A function declaration including body. You always have to return a type, this is used to declare the always present local variable result (just like in Pascal functions). Before the function body you can define local variables (and even functions). The function body is encapsued with a begin and end just like in Pascal. I like this way, ok it's more to write but it makes to code more readable, ok I just like it since I can easily replace it with { and } or whatever I want.

 ARGUMENTS             ::= (TYPE LVALUE (SEMICOLON TYPE LVALUE)*)?

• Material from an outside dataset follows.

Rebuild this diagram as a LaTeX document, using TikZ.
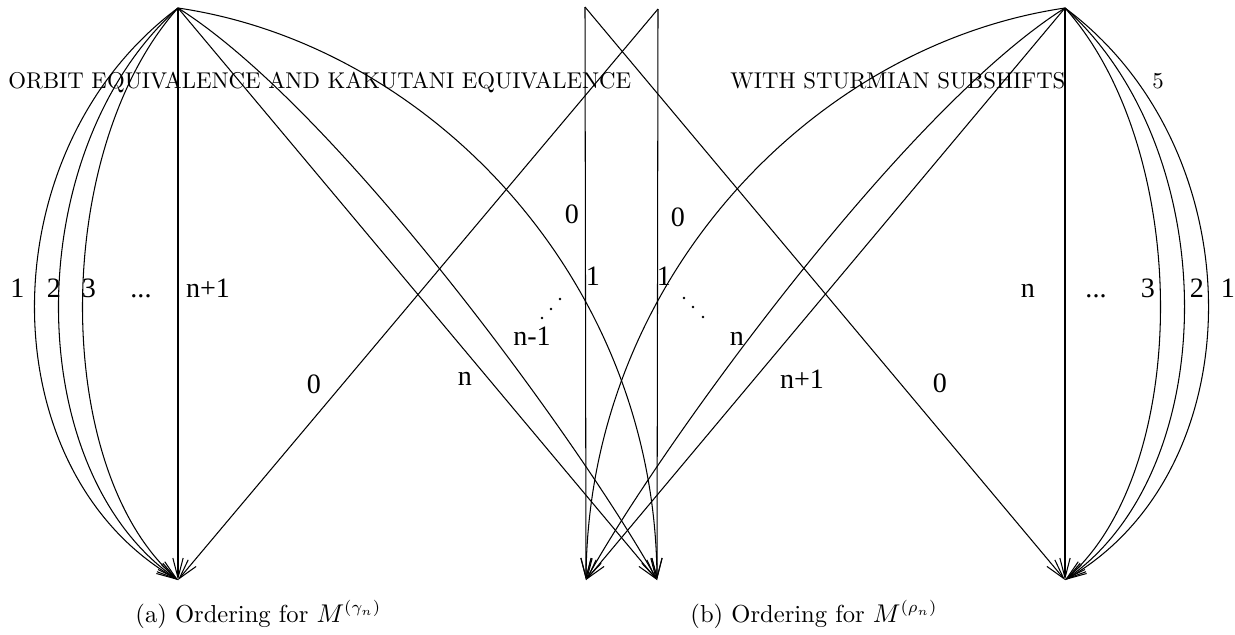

Function arguments are optional, and to prevent you from adding a semicolon after the last argument I used this construction. It's doesn't matter for the resulting AST, just the parser.

 STATEMENTS            ::= (STATEMENT SEMICOLON)*

Zero or more statements, yes it's possible to define a program without any code to be executed, this might be usefull for function declarations to be reused or something.

 STATEMENT             ::= ASSIGNMENT
                         | WHILEDO
                         | IFTHENELSE

A statement can be everything, an assignment or a control block like while ... do or if ... then ... else. It's easy to add new kind of statements here.

 ASSIGNMENT            ::= IDENTIFIER BECOMES EXPR
                         | FUNCTIONCALL

Well this is the reason why BruteForce is no longer LL(1), because I have to look a head to see if it's an assignment or an function call. Both start with an identifier. I could work around it but this would require me to add a keyword to one of them. For example call function_name()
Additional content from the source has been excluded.